Incorporating Radiomics into Machine Learning Models to Predict Outcomes of Neuroblastoma

Neuroblastoma is one of the most common pediatric cancers. This study used machine learning (ML) to predict the mortality and a few other investigated intermediate outcomes of neuroblastoma patients non-invasively from CT images. Performances of multiple ML algorithms over retrospective CT images of 65 neuroblastoma patients are analyzed. An artificial neural network (ANN) is used on tumor radiomic features extracted from 3D CT images. A pre-trained 2D convolutional neural network (CNN) is used on slices of the same images. ML models are trained for various pathologically investigated outcomes of these patients.

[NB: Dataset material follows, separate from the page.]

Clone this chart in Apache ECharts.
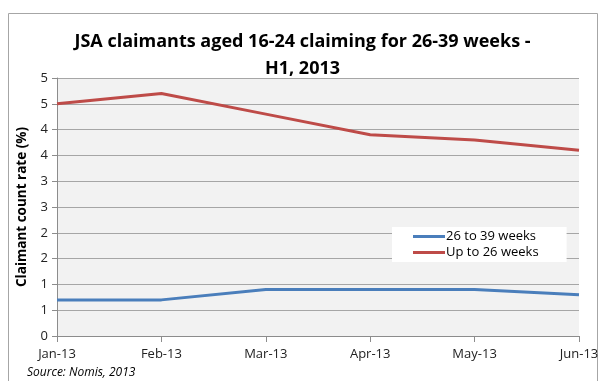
<!DOCTYPE html>
<html>
<head>
<meta charset="utf-8">
<script src="https://cdn.jsdelivr.net/npm/echarts@6/dist/echarts.min.js"></script>
<style>
  html, body { margin: 0; padding: 0; background: #ffffff; }
  #chart { width: 605px; height: 381px; }
</style>
</head>
<body>
<div id="chart"></div>
<script>
// Monthly claimant count rates, first half of 2013
const months = ['Jan-13', 'Feb-13', 'Mar-13', 'Apr-13', 'May-13', 'Jun-13'];
const weeks26to39 = [0.7, 0.7, 0.9, 0.9, 0.9, 0.8];
const upTo26Weeks = [4.5, 4.7, 4.3, 3.9, 3.8, 3.6];
// Axis labels are shown rounded to whole numbers at each 0.5 step
const yTickValues = [0, 0.5, 1, 1.5, 2, 2.5, 3, 3.5, 4, 4.5, 5];
const yTickLabels = ['0', '1', '1', '2', '2', '3', '3', '4', '4', '5', '5'];

const FONT = 'Open Sans';
const chart = echarts.init(document.getElementById('chart'));

chart.setOption({
  backgroundColor: '#ffffff',
  animation: false,
  title: {
    text: 'JSA claimants aged 16-24 claiming for 26-39 weeks -\nH1, 2013',
    left: 'center',
    top: 23,
    textStyle: {
      fontFamily: FONT,
      fontSize: 18,
      fontWeight: 'bold',
      color: '#000000',
      lineHeight: 27
    }
  },
  graphic: [
    {
      type: 'rect',
      shape: { x: 8.5, y: 13.5, width: 589, height: 400 },
      style: { fill: 'none', stroke: '#a6a6a6', lineWidth: 1 },
      silent: true
    },
    {
      type: 'text',
      left: 27,
      top: 367,
      style: {
        text: 'Source: Nomis, 2013',
        font: 'italic 12px "Open Sans"',
        fill: '#000000'
      }
    }
  ],
  legend: {
    orient: 'vertical',
    left: 392,
    top: 227,
    backgroundColor: '#ffffff',
    padding: [3, 28, 3, 21],
    itemGap: 3,
    itemWidth: 32,
    itemHeight: 3,
    icon: 'rect',
    textStyle: { fontFamily: FONT, fontSize: 13, color: '#000000', padding: [0, 0, 0, -4] },
    data: ['26 to 39 weeks', 'Up to 26 weeks']
  },
  grid: {
    left: 57,
    right: 26,
    top: 78,
    bottom: 45,
    show: true,
    backgroundColor: '#f2f2f2',
    borderWidth: 0
  },
  xAxis: {
    type: 'category',
    data: months,
    boundaryGap: false,
    axisLine: { lineStyle: { color: '#8c8c8c', width: 1 } },
    axisTick: { show: true, alignWithLabel: true, length: 6, lineStyle: { color: '#8c8c8c' } },
    axisLabel: { fontFamily: FONT, fontSize: 13, color: '#222222', margin: 12 },
    splitLine: { show: false }
  },
  yAxis: {
    type: 'value',
    min: 0,
    max: 5,
    interval: 0.5,
    name: 'Claimant count rate (%)',
    nameLocation: 'middle',
    nameGap: 28,
    nameTextStyle: { fontFamily: FONT, fontSize: 13.5, fontWeight: 'bold', color: '#000000' },
    axisLine: { show: true, lineStyle: { color: '#8c8c8c', width: 1 } },
    axisTick: { show: true, length: 5, lineStyle: { color: '#8c8c8c' } },
    axisLabel: {
      fontFamily: FONT,
      fontSize: 13,
      color: '#222222',
      margin: 9,
      formatter: function (v) {
        const i = yTickValues.findIndex(t => Math.abs(t - v) < 1e-6);
        return i >= 0 ? yTickLabels[i] : '';
      }
    },
    splitLine: { show: true, lineStyle: { color: '#a6a6a6', width: 1 } }
  },
  series: [
    {
      name: '26 to 39 weeks',
      type: 'line',
      data: weeks26to39,
      symbol: 'none',
      lineStyle: { color: '#4a7ebb', width: 3 },
      itemStyle: { color: '#4a7ebb' }
    },
    {
      name: 'Up to 26 weeks',
      type: 'line',
      data: upTo26Weeks,
      symbol: 'none',
      lineStyle: { color: '#be4b48', width: 3 },
      itemStyle: { color: '#be4b48' }
    }
  ]
});
</script>
</body>
</html>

A subspecialty-trained pediatric radiologist independently reviewed the manually segmented primary tumors. Pyradiomics library is used to extract 105 radiomic features. Six ML algorithms are compared to predict the following outcomes: mortality, presence or absence of metastases, neuroblastoma differentiation, mitosis-karyorrhexis index (MKI), presence or absence of MYCN gene amplification, and presence of image-defined risk factors (IDRF). The prediction ranges over multiple experiments are measured using the area under the receiver operating characteristic (ROC-AUC) for comparison. Our results show that the radiomics-based ANN method slightly outperforms the other algorithms in predicting all outcomes except classification of the grade of neuroblastic differentiation, for which the elastic regression model performed the best. Contributions of the article are twofold: (1) noninvasive models for the prognosis from CT images of neuroblastoma, and (2) comparison of relevant ML models on this medical imaging problem.